# start of WORKING DATA

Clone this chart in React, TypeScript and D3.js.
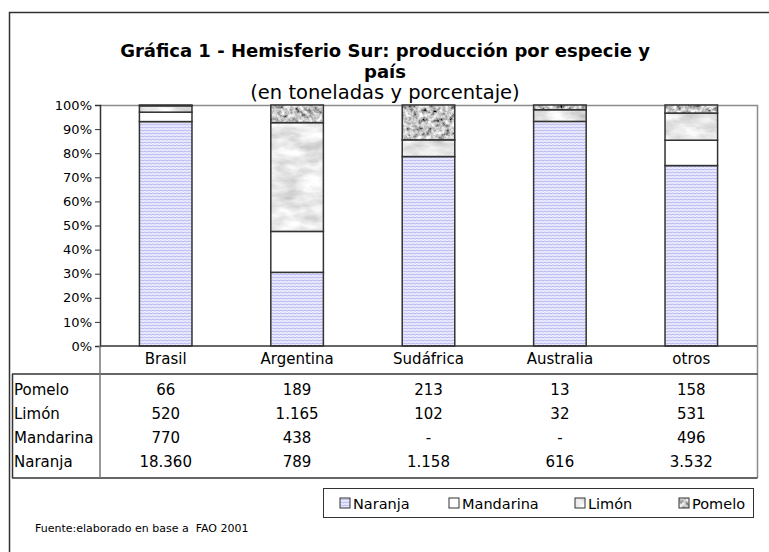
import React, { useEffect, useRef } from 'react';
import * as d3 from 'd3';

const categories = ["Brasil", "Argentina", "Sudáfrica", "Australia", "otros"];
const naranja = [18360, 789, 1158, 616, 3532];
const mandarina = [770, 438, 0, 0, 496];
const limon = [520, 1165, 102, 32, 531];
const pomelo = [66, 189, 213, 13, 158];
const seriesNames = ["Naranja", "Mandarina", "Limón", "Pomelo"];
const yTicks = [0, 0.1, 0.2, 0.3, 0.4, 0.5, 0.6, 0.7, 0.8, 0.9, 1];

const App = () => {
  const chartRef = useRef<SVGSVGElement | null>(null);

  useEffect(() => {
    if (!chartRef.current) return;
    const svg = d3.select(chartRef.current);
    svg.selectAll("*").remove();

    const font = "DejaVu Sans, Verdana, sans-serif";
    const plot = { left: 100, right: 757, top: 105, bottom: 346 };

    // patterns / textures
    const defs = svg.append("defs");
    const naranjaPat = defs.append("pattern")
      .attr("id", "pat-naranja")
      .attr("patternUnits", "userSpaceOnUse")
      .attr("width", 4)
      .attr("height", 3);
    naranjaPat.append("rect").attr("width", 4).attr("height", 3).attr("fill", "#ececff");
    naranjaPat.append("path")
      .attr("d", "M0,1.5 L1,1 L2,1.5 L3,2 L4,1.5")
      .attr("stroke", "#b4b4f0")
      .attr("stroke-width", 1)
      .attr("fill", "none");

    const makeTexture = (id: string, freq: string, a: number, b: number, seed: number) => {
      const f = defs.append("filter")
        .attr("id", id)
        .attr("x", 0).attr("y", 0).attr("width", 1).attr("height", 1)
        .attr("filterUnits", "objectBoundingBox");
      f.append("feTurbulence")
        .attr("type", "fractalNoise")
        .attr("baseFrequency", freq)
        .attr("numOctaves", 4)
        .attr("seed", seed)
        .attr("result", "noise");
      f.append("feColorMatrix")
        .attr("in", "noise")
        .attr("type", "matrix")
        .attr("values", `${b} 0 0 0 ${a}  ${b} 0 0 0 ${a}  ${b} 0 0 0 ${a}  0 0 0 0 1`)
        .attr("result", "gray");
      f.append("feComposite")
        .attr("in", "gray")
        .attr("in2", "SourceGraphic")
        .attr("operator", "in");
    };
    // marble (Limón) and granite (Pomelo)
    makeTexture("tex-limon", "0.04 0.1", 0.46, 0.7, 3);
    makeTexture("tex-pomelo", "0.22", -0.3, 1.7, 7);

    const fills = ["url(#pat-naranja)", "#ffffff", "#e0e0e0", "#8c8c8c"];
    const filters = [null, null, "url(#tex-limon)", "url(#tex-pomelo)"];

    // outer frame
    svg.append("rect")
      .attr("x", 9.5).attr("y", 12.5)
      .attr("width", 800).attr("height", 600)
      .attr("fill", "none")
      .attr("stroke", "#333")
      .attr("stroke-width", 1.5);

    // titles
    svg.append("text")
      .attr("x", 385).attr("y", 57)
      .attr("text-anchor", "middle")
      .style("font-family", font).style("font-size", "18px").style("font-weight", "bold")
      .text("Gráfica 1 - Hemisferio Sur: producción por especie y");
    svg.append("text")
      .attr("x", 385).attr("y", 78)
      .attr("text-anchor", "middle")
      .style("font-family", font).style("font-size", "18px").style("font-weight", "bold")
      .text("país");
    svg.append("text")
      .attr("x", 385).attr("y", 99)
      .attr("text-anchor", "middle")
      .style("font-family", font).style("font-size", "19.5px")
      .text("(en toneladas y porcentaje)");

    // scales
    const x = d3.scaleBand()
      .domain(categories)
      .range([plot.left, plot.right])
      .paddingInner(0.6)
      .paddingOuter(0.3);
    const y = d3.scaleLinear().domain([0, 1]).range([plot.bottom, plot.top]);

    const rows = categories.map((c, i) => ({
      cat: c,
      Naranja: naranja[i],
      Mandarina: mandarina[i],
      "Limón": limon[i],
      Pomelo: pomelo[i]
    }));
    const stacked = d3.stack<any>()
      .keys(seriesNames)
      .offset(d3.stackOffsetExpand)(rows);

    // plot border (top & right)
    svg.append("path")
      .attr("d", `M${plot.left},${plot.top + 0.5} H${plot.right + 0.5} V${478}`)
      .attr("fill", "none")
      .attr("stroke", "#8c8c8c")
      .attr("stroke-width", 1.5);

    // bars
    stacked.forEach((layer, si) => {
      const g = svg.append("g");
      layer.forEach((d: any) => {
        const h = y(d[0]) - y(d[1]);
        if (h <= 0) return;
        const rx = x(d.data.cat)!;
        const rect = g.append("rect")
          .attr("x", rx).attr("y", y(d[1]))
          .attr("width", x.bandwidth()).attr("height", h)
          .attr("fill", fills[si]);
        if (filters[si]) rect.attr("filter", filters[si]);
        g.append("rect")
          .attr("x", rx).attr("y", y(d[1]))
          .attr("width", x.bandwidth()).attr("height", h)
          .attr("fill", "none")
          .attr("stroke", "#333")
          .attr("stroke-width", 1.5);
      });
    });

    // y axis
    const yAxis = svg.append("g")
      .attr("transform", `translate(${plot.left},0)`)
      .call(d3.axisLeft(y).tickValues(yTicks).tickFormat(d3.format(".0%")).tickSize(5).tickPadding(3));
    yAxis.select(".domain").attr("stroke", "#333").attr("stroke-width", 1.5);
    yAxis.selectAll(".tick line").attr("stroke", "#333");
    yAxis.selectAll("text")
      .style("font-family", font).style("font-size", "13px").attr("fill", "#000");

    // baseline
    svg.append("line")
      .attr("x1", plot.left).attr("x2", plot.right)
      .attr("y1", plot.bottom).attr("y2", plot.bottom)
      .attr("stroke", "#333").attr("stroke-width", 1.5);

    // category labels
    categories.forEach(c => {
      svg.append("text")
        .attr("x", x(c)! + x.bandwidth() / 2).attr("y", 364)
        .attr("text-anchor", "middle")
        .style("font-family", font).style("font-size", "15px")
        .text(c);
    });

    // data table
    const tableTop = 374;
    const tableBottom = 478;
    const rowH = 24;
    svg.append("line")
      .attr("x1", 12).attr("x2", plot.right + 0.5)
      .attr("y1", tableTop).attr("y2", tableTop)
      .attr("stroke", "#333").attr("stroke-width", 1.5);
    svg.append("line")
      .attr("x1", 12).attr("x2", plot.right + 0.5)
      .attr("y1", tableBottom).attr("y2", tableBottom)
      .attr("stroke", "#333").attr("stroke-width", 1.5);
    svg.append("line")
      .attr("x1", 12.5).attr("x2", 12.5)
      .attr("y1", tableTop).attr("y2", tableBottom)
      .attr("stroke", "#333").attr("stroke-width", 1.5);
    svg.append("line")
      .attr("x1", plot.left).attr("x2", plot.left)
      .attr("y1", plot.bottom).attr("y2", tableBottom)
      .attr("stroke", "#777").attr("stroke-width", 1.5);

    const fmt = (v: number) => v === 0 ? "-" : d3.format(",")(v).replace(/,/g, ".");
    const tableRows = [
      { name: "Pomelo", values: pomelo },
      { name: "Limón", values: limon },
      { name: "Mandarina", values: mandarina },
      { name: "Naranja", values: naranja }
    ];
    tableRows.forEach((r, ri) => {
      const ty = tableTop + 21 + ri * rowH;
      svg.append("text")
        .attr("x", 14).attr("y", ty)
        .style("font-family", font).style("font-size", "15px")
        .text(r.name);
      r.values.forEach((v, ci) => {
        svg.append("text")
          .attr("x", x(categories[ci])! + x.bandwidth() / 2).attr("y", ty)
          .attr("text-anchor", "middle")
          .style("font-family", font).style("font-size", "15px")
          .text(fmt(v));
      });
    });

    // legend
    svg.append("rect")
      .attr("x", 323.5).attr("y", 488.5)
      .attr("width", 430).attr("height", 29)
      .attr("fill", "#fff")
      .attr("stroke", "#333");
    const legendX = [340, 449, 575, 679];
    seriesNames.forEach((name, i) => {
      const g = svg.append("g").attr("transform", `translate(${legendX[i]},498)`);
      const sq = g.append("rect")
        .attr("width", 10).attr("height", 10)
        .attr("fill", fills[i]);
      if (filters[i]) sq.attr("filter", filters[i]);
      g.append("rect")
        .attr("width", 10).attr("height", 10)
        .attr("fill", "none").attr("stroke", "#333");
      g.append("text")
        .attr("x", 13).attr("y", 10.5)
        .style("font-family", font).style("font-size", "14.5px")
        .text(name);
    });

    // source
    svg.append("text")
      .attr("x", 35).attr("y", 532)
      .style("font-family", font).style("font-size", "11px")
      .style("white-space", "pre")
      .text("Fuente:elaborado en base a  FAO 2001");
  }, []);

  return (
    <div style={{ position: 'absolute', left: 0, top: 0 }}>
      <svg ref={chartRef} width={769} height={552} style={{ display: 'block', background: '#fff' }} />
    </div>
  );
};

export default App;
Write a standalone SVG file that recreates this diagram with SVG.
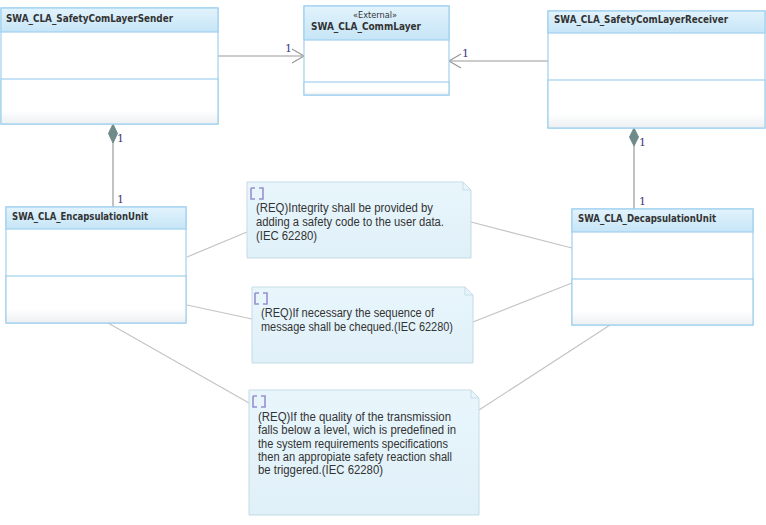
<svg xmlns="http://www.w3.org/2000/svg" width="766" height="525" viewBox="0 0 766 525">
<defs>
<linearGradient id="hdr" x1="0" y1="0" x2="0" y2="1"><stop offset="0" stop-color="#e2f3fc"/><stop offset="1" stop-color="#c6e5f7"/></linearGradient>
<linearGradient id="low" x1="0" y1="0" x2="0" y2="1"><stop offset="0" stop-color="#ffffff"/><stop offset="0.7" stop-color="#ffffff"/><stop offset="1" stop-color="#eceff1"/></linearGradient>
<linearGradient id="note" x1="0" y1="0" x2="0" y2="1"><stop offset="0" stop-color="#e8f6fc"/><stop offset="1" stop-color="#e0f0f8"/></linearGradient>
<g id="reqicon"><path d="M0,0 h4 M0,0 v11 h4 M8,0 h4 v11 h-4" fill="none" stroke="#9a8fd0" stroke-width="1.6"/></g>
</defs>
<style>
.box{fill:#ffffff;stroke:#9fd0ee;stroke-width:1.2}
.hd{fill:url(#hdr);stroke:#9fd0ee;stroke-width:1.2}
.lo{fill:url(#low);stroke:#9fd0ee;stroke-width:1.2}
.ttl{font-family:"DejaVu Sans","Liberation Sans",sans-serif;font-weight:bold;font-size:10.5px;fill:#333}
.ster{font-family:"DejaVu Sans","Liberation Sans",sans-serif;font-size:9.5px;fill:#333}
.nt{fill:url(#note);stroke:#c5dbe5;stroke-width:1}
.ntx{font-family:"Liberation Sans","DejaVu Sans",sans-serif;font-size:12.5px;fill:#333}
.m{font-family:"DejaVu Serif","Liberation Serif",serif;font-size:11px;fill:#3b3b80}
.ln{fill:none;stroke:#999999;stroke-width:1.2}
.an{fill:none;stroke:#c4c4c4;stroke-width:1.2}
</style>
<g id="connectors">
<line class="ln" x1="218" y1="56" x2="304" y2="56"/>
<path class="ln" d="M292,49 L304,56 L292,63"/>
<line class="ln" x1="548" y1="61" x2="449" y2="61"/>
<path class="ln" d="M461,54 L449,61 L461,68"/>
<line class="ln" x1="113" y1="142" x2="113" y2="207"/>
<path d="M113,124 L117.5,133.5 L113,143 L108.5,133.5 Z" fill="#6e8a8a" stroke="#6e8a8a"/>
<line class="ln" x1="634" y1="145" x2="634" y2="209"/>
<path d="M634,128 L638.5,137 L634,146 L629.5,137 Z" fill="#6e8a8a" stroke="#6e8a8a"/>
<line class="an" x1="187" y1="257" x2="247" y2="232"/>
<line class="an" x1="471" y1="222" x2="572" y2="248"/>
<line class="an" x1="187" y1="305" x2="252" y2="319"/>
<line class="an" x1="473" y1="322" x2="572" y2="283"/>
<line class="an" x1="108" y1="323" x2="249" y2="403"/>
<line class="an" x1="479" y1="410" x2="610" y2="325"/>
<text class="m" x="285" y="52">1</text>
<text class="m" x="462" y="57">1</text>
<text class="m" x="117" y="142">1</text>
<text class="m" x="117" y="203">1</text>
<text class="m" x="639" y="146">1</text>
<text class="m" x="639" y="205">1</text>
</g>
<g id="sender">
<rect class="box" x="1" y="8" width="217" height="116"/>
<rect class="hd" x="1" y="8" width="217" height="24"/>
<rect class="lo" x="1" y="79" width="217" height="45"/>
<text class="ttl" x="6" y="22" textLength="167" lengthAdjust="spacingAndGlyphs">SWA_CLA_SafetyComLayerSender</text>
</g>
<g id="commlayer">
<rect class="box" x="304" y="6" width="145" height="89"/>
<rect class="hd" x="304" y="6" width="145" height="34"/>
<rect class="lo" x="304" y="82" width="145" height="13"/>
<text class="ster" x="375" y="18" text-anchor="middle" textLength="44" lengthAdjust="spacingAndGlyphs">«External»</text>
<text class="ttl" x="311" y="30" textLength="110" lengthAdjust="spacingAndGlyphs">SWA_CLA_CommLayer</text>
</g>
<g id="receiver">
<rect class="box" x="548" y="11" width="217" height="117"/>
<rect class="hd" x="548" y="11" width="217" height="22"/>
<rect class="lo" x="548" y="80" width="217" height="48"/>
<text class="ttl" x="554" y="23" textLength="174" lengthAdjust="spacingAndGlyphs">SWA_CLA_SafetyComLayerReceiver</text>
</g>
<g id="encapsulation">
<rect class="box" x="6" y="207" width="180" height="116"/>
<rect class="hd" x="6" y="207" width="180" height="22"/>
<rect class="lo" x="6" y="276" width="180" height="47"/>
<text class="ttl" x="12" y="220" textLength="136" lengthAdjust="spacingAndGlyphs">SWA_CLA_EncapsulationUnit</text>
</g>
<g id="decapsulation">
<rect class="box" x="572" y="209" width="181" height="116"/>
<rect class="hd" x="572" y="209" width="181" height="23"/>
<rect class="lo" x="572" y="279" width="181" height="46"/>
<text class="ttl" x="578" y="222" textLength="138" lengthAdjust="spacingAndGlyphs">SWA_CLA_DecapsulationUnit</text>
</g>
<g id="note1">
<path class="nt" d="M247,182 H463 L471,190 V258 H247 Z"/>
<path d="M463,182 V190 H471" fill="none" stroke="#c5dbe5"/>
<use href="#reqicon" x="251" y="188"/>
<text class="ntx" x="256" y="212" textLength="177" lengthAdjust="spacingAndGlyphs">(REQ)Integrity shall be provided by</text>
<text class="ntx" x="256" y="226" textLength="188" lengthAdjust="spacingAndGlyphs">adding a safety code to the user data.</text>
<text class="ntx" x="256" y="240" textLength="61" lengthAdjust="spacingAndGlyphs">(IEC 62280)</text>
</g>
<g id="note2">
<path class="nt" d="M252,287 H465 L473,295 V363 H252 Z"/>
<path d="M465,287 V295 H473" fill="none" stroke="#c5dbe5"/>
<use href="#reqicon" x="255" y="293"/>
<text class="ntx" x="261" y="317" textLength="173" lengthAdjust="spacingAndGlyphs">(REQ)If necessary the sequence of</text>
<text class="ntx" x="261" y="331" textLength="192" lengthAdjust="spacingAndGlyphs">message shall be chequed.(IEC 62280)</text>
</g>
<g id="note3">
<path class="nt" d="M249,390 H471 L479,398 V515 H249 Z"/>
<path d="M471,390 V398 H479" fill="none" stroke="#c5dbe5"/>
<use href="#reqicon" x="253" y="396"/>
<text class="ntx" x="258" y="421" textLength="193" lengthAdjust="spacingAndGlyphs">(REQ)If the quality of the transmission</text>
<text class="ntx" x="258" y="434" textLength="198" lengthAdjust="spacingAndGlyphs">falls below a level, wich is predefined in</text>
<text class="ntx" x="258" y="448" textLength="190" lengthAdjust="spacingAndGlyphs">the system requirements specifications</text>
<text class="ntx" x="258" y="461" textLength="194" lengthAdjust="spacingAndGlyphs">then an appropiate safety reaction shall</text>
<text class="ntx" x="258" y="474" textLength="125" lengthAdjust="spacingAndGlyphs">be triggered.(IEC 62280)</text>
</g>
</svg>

# end of WORKING DATA

PROBLEM DESCRIPTION: From the data above, pick out each line containing "this" and copy it.

COMPLETE OUTPUT:
Clone this chart in React, TypeScript and D3.js.
Write a standalone SVG file that recreates this diagram with SVG.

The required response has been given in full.